Single by Halestorm

from the album The Strange Case Of...
- Released: January 24, 2012
- Recorded: 2011
- Genre: Heavy metal; pop-punk;
- Length: 3:11
- Label: Atlantic
- Songwriters: Lzzy Hale; Dave Bassett;

Halestorm singles chronology
| "Bet U Wish U Had Me Back" (2010) | "Love Bites (So Do I)" (2012) | "I Miss the Misery" (2012) |

Music video
- "Love Bites (So Do I)" on YouTube

= Love Bites (So Do I) =

"Love Bites (So Do I)" is a song by American rock band Halestorm. It was released on January 24, 2012, as the first single from their second album The Strange Case Of.... It is also part of the Guitar Hero Live soundtrack.

==Background==
The band members have stated that "Love Bites" was influenced by their cover of Skid Row's song "Slave to the Grind" and Lamb of God. Lzzy Hale also mentioned on an episode of That Metal Show that thrash metal bands like Megadeth and Anthrax were influences for the song.

==Reception==
The song elicited a positive reaction from music critics. Gregory Heaney, in his AllMusic review of the song's parent album, praised vocalist Lzzy Hale's vocal performance, commenting that they were "adding the right amount of snarl and grit"; he also called the song "aggressive". Steve Beebee, of Kerrang!, was also positive toward the song, stating that the song "is as storming an opener as anyone could wish for", also feeling that Hale "flex(es) her remarkable vocal muscles" on the song. Live Metal's Greg Maki called the song an "all-out metallic assault". An album review by Loudwire commented that the song "is the perfect representation of Halestorm and a great showcase of frontwoman Lzzy Hale's voice and badass wit".
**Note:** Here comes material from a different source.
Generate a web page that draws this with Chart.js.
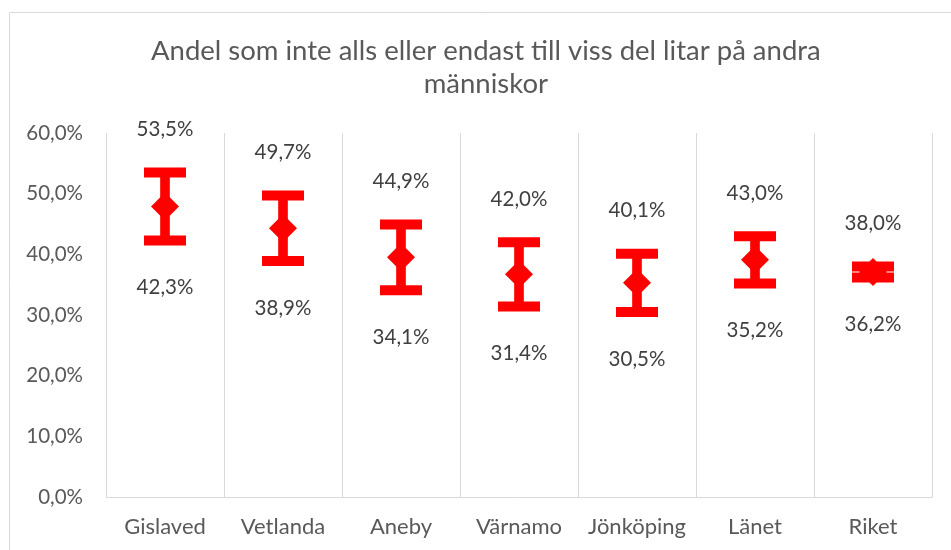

Japanese all-female metal band Lovebites derived their name from the song.

===Accolades===
At the 2013 Grammy Awards, the song received the award for Best Hard Rock/Metal Performance.

==Music video==
A music video for the song, directed by Jeremy Alter, was released on February 14, 2012.

==Charts==

===Weekly charts===

Weekl chart performance for "Love Bites (So Do I)"
| Chart (2012) | Peak position |
|---|---|
| US Hot Rock & Alternative Songs (Billboard) | 16 |

===Year-end charts===

Year-end chart performance for "Love Bites (So Do I)"
| Chart (2012) | Position |
|---|---|
| US Hot Rock Songs (Billboard) | 56 |

== Certifications ==

Certifications for "Love Bites (So Do I)"
| Region | Certification | Certified units/sales |
| United States (RIAA) | Gold | 500,000^{‡} |
^{‡} Sales+streaming figures based on certification alone.